The Honolulu Police Department’s stepped-up enforcement against petty crimes frequently committed by homeless people is a welcome element of what must be a comprehensive and sustained approach to address the causes of homelessness while simultaneously blunting its disastrous effects. We need leadership at both the city and state levels on this issue.
Law enforcement is but one aspect of a multipronged system that can succeed in the long term only by also increasing access to mental-health services, drug and alcohol treatment, and permanent housing.
Honolulu’s homeless population tops the nation for a city our size and has risen for the sixth straight year, especially among single individuals who are "unsheltered" — meaning existing on the streets, rather than in emergency or transitional shelters.
Of the 4,712 homeless people counted on Oahu, 1,633 of them were unsheltered, including 558 individuals who are chronically homeless. A growing subset are severely mentally ill and addicted to drugs or alcohol, their misery on full display in Waikiki, that beacon of "paradise" for the tourists who power Hawaii’s economy.
Given this discordant reality — the sight of homeless people sleeping on the sidewalk or defecating in the park fulfills no one’s tropical-island fantasy, least of all the people who are living this way — it was only a matter of time before Honolulu police felt compelled to act. City crews clearing sidewalks in line with the stored-property ordinance were not enough.
Police lack the most direct enforcement tools, given that Honolulu does not have laws prohibiting loitering, vagrancy or public intoxication. But there are laws against public drinking, disorderly conduct, aggressive panhandling near ATMs, obstructing sidewalks and being in public parks after hours.
Police can’t force homeless people into shelters, where they must abide by reasonable rules designed to foster safe and sanitary conditions. But officers can encourage people to go on their own, through strict enforcement of laws we do have on the books. Such interventions can improve the quality of life in neighborhoods where chronically homeless individuals congregate, and steer the down-and-out to agencies that can supply some of the help they need to rejoin mainstream society. Social-service outreach is a crucial part of this enforcement strategy, lest the homeless folks simply shift from street to street, park to park — one step ahead of the police.
Another risk is that officers will overreach, targeting only homeless people. Flawed enforcement would easily be challenged as unconstitutional. Police arresting people for public drunkenness, for example, must apply the statute uniformly; tourists acting up after too many mai tais might be cited every now and then.
HPD Chief Louis Kealoha emphasizes that these sweeps also uncover evidence of other criminality among homeless people, such as warrants for outstanding arrests. That’s a bonus, but he need not justify this overdue enforcement against minor infractions. Police are doing their jobs — the number of addled individuals in certain neighborhoods raise legitimate safety concerns and full community access to public places must be restored throughout the island.

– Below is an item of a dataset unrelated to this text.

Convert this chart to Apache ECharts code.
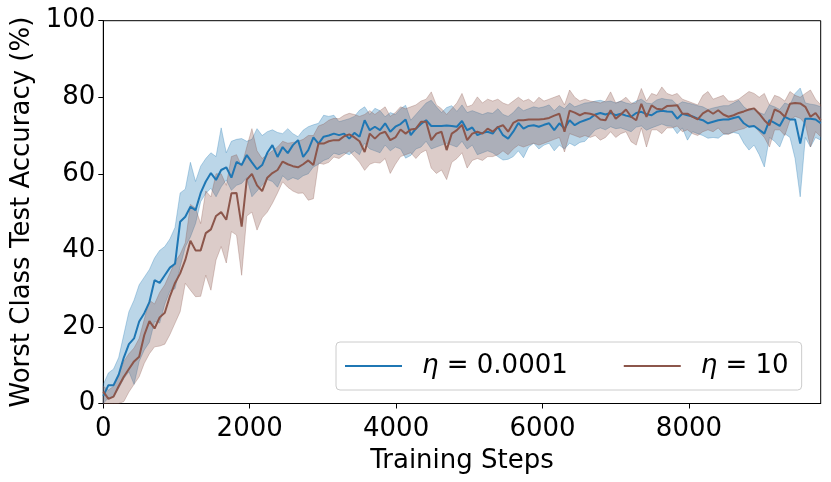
<!DOCTYPE html>
<html>
<head>
<meta charset="utf-8">
<script src="https://cdn.jsdelivr.net/npm/echarts@6/dist/echarts.min.js"></script>
<style>
html,body{margin:0;padding:0;background:#fff;}
#c{width:831px;height:482px;}
</style>
</head>
<body>
<div id="c"></div>
<script>
// sampling steps (x positions of evaluations)
const steps = Array.from({length: 141}, (_, i) => i * 70);

const xTicks = [0, 2000, 4000, 6000, 8000];
const yTicks = [0, 20, 40, 60, 80, 100];
const seriesNames = ['η = 0.0001', 'η = 10'];

// eta = 0.0001 (blue)
const blueMean = [2.0,4.8,4.8,7.5,12,15.5,17,21.4,23.6,26.5,32.2,31.5,33.5,35.5,36.5,47.5,48.8,51.4,50.5,55,
58,60.2,58.4,61,61.7,59,63.1,62.3,64.9,63,61.2,62.3,65.5,67.5,64.4,67,65.4,67.5,68.8,64.4,
66.2,69.5,67.9,69.7,70,70.5,70.1,70.5,69.2,70.7,69.7,74,71.4,72.3,71.4,73.2,71,72.3,73,74.2,
70.1,71.8,73,74,72.5,72.5,72.5,72.6,72.5,72.3,73.8,71.4,72.1,70.1,70.7,71,70.5,72.3,70.1,69.2,
71,73.3,71.8,72.5,72.7,72.3,72.8,73.2,71.4,73.2,71.8,74,72.7,73.5,74,74.5,75.5,75.9,75.5,75.9,
75.3,75.7,75.2,74.9,75.9,76.2,75.6,75.3,76.2,76.5,76.3,76.2,74.4,75.7,75.3,75,74.4,74,73.2,73.6,
74,74.2,74.2,74.6,74.9,73.2,72.3,72.5,71.5,70.5,74,73.3,72.5,74.9,74.2,74.2,67.9,74.4,74.4,74.2,73.2];
const blueLow = [0,1.5,1.8,4,6.5,8.3,5,11,14,16,21.4,21,26,29.4,30,35.7,40.9,43.5,47,52.7,
54.9,56.2,54,56.6,58.4,55.7,57,57.5,59,54,55.5,57,58.5,58,56.5,59.5,58.3,59,58.5,59.5,
60,61.8,62.5,63.5,64,65.4,65,65.5,65,66,65,68,66.5,66,65.5,67.5,66,67,66.5,64.1,
64.8,66.5,67,68.5,66.5,67,67.5,68,67.5,67,68.5,66.5,67.5,65,65.5,66,65.5,64.5,63.6,63.8,
64.5,66,64.2,67,68,66.5,67.5,68,66,67.5,66.5,68,67.3,68.2,68.5,70,71.5,72,71.5,72.3,
71.8,72,71.5,71,72.2,72.5,71.4,72,72.5,73,72.5,72.4,70.5,72,68.8,71,70.5,70,69.3,69.5,
69.3,70.3,70.5,70.8,70.5,68,66.2,67.5,65,61.8,69.5,68.5,67,70.5,69.5,64,54,69.5,67,69.5,68.8];
const blueHigh = [5,8,9,12,18,24,27,31,33,35,38,40,41,43,46,55,56,63,58,62,
64,65.5,64.5,72,65.5,68.5,69,69.2,68.5,69,71.8,70,71,71.5,70.8,70.5,71.8,70.5,69.7,71.4,
72.3,72.8,73.2,75.3,75,75.3,73.6,74,74.4,75,76.6,77.5,75.5,77.1,76.5,74.9,76,75.5,77,77.9,
74,75.5,77,78.5,79.2,77.5,76,77.3,77.8,76.3,78,76,76.5,76,75.5,76,75.8,77,75.5,75,
76,77.5,76.5,77,77.5,77.2,77.5,78,76.5,77.8,77,78.5,77.5,78,78.5,78.6,79,79.2,78.8,79,
78.5,79,78.5,78.2,79,79.5,78.5,78.3,79.3,79.7,79.4,79.3,78,78.8,78.5,78.2,77.8,77.5,76.8,77.2,
77.5,77.8,77.8,78.5,79.2,77.5,76.5,76.8,76,75.5,78,77.5,76.8,78.5,78,81,82.4,78.5,78.2,78,77.5];

// eta = 10 (brown)
const brownMean = [3.1,1.2,1.8,4.5,7,9,11,12.2,17.9,21.5,19.6,22.5,23.7,28,31.5,34,37.5,42.5,40,40,
44.5,45.5,49,50,48,54.9,55,46.2,58.5,60,57,55.5,59,60.2,61,63.2,62.5,62,61.7,62.5,
63.5,62.3,67.9,67.9,68.5,68.8,68.8,69.8,70.3,69.5,68.5,65.7,70.5,69.2,70.5,71,68.8,69.5,71.6,70.5,
71.6,71.8,73.6,73.6,68.8,70.5,71,66.2,70.5,71.4,72.8,68.8,70.5,71,70.5,71.8,71,72.2,72.7,71,
73.3,74,74,74.2,74.2,74.2,74.3,74.6,75.2,75.7,71,76.5,76,75.3,75.9,75.7,75.3,74.2,74,76.6,
74.4,75.5,76.8,74.9,74,78.3,74.9,77.9,77,76.8,77.7,77.8,77.9,75.7,75.7,74.9,74.2,75.8,76.6,75.7,
76.6,75.5,74.9,75.3,75.9,76.3,76.8,77.1,75.7,74,72.7,76.8,76.2,74.9,78.3,78.5,78.4,77.5,74.9,75.9,74];
const brownLow = [0,0,0,0,0.5,3,5,7,10.5,13,14.8,15,15.5,18,21,24,31.4,29.6,27.9,28,
33.5,29.6,37.5,41,36.7,44.9,44,33.5,49,50,45.3,48.5,50,52.3,55,57.9,56.5,55.5,54.9,55,
53.1,53.5,62.8,62.5,63,64.4,64,65,66,64.5,63,60.9,62.5,63,62.8,64,60.1,62.5,64.5,65,
65.5,64,65.5,66.2,61.5,60.1,61,58.5,63,64,65.5,61.5,63.5,64,63.5,64.5,64.5,65,66,65,
66.5,67.5,67,67.5,68,67.5,68,68.5,69,69.5,65.7,70.5,70,69.5,70,69.5,70,68.8,69.5,71,
69.5,70.5,71,68.4,67.5,72,67,71.5,71.5,70.5,72,72,72.5,71,71.5,70.5,70,71,71.5,71,
72,70.5,70.3,71,71.5,71.8,72.5,72.5,71,69.5,67,71.5,71.5,70,74,75,74.5,73,67,71,69.7];
const brownHigh = [4.5,3.5,4.5,7.5,11,13,14.5,17,22,27,26,29,31,34,37,39,42,52,51,47,
55.5,54,60,60,57,64.5,65,62,67,71.8,66,64,65,66,67,68.5,68,68.2,68.5,69,
70,70,72.5,73,74,74.5,74.4,75.3,75.8,75.5,75,75.5,76.5,75.5,76.5,77.5,75,76,77.5,77,
77.5,78,79,79.5,81.4,78,77,75.5,77,78.5,81,77.5,78,80.1,78.5,79.5,79,79.5,78.5,78,
79,80,79,79.5,78.5,80,79,79.5,80,80.5,78,81.9,80,79,79.5,79,78.8,78.5,79,81.4,
78.5,79,80,78.5,78.5,82.3,79,81,80.5,82.7,81,80.5,81,79.5,79,78.5,78,80.5,81.5,79.5,
80,80.5,79,79,79.5,80.5,81.5,81,80,81,78,80.5,80,79,81.5,80.5,80,81,81.9,79.5,78];

const BLUE = '#1f77b4';
const BROWN = '#8c564b';
const FONT = 'DejaVu Sans';

function zip(a, b) { return a.map((v, i) => [v, b[i]]); }

function band(name, lo, hi, rgb) {
  const data = steps.map((s, i) => [s, lo[i], hi[i]]);
  return {
    type: 'custom',
    name: name,
    silent: true,
    z: 1,
    data: data,
    encode: {x: 0, y: [1, 2]},
    renderItem: function (params, api) {
      if (params.dataIndex !== 0) return;
      const top = data.map(d => api.coord([d[0], d[2]]));
      const bot = data.map(d => api.coord([d[0], d[1]])).reverse();
      return {
        type: 'polygon',
        shape: {points: top.concat(bot)},
        style: {
          fill: 'rgba(' + rgb + ',0.3)',
          stroke: 'rgba(' + rgb + ',0.3)',
          lineWidth: 1
        }
      };
    }
  };
}

const chart = echarts.init(document.getElementById('c'), null, {renderer: 'canvas'});
chart.setOption({
  animation: false,
  backgroundColor: '#ffffff',
  grid: {
    left: 103.3, right: 10.3, top: 20.7, bottom: 78.5,
    show: true, borderColor: '#000', borderWidth: 1, backgroundColor: 'transparent'
  },
  xAxis: {
    type: 'value', min: 0, max: 9800, interval: 2000,
    name: 'Training Steps', nameLocation: 'middle', nameGap: 45,
    nameTextStyle: {fontSize: 26, fontFamily: FONT, color: '#000'},
    axisLine: {show: true, lineStyle: {color: '#000', width: 1}},
    axisTick: {show: true, length: 5, lineStyle: {color: '#000'}, customValues: xTicks},
    axisLabel: {fontSize: 26, fontFamily: FONT, color: '#000', margin: 13, customValues: xTicks,
      formatter: function (v) { return String(v); }},
    splitLine: {show: false}
  },
  yAxis: {
    type: 'value', min: 0, max: 100, interval: 20,
    name: 'Worst Class Test Accuracy (%)', nameLocation: 'middle', nameGap: 61,
    nameTextStyle: {fontSize: 26, fontFamily: FONT, color: '#000'},
    axisLine: {show: true, lineStyle: {color: '#000', width: 1}},
    axisTick: {show: true, length: 5, lineStyle: {color: '#000'}, customValues: yTicks},
    axisLabel: {fontSize: 26, fontFamily: FONT, color: '#000', margin: 8, customValues: yTicks,
      formatter: function (v) { return String(v); }},
    splitLine: {show: false}
  },
  legend: {
    data: seriesNames,
    left: 336, top: 342,
    padding: [9, 13, 9, 9],
    itemWidth: 57, itemHeight: 2, itemGap: 56,
    icon: 'rect',
    itemStyle: {borderWidth: 0},
    backgroundColor: 'rgba(255,255,255,0.8)',
    borderColor: '#cccccc', borderWidth: 1, borderRadius: 4,
    textStyle: {fontSize: 26, fontFamily: FONT, color: '#000', lineHeight: 30,
      rich: {
        g: {width: 15},
        i: {fontSize: 26, fontFamily: FONT, fontStyle: 'italic', color: '#000', lineHeight: 30}
      }
    },
    formatter: function (n) { return '{g|}{i|η}' + n.slice(1); }
  },
  series: [
    band('band1', blueLow, blueHigh, '31,119,180'),
    band('band2', brownLow, brownHigh, '140,86,75'),
    {
      type: 'line', name: seriesNames[0], data: zip(steps, blueMean),
      symbol: 'none', showSymbol: false, z: 3,
      lineStyle: {color: BLUE, width: 2}, itemStyle: {color: BLUE}
    },
    {
      type: 'line', name: seriesNames[1], data: zip(steps, brownMean),
      symbol: 'none', showSymbol: false, z: 4,
      lineStyle: {color: BROWN, width: 2}, itemStyle: {color: BROWN}
    }
  ]
});
</script>
</body>
</html>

That said, the police can only help so much, and their intervention comes at a very high cost to taxpayers. Moreover, many infractions are plainly related to the violators’ homelessness. It’s doubtful there would be so many people defecating in the bushes, for example, if Waikiki, Kakaako and Chinatown had more bathrooms open 24 hours a day. The time for arguing about whether providing such facilities will attract more homeless people is long past. They are here now. It is inhumane to have so few public facilities, just as it is wrong to nitpick funding for Housing First, which would put the chronically homeless in subsidized housing and follow up with health care and social services. The City Council should fund Mayor Kirk Caldwell’s full request for this needed program.
Moreover, lawmakers and Gov. Neil Abercrombie must bolster these efforts, perhaps by enacting a vagrancy law and certainly, by helping to fund Housing First.
Being poor is not a crime, and neither is being homeless. Police have an important role to play in keeping our city safe for everyone, but we as a community must recognize that the solution to chronic homelessness on Oahu remains supportive housing, not jail.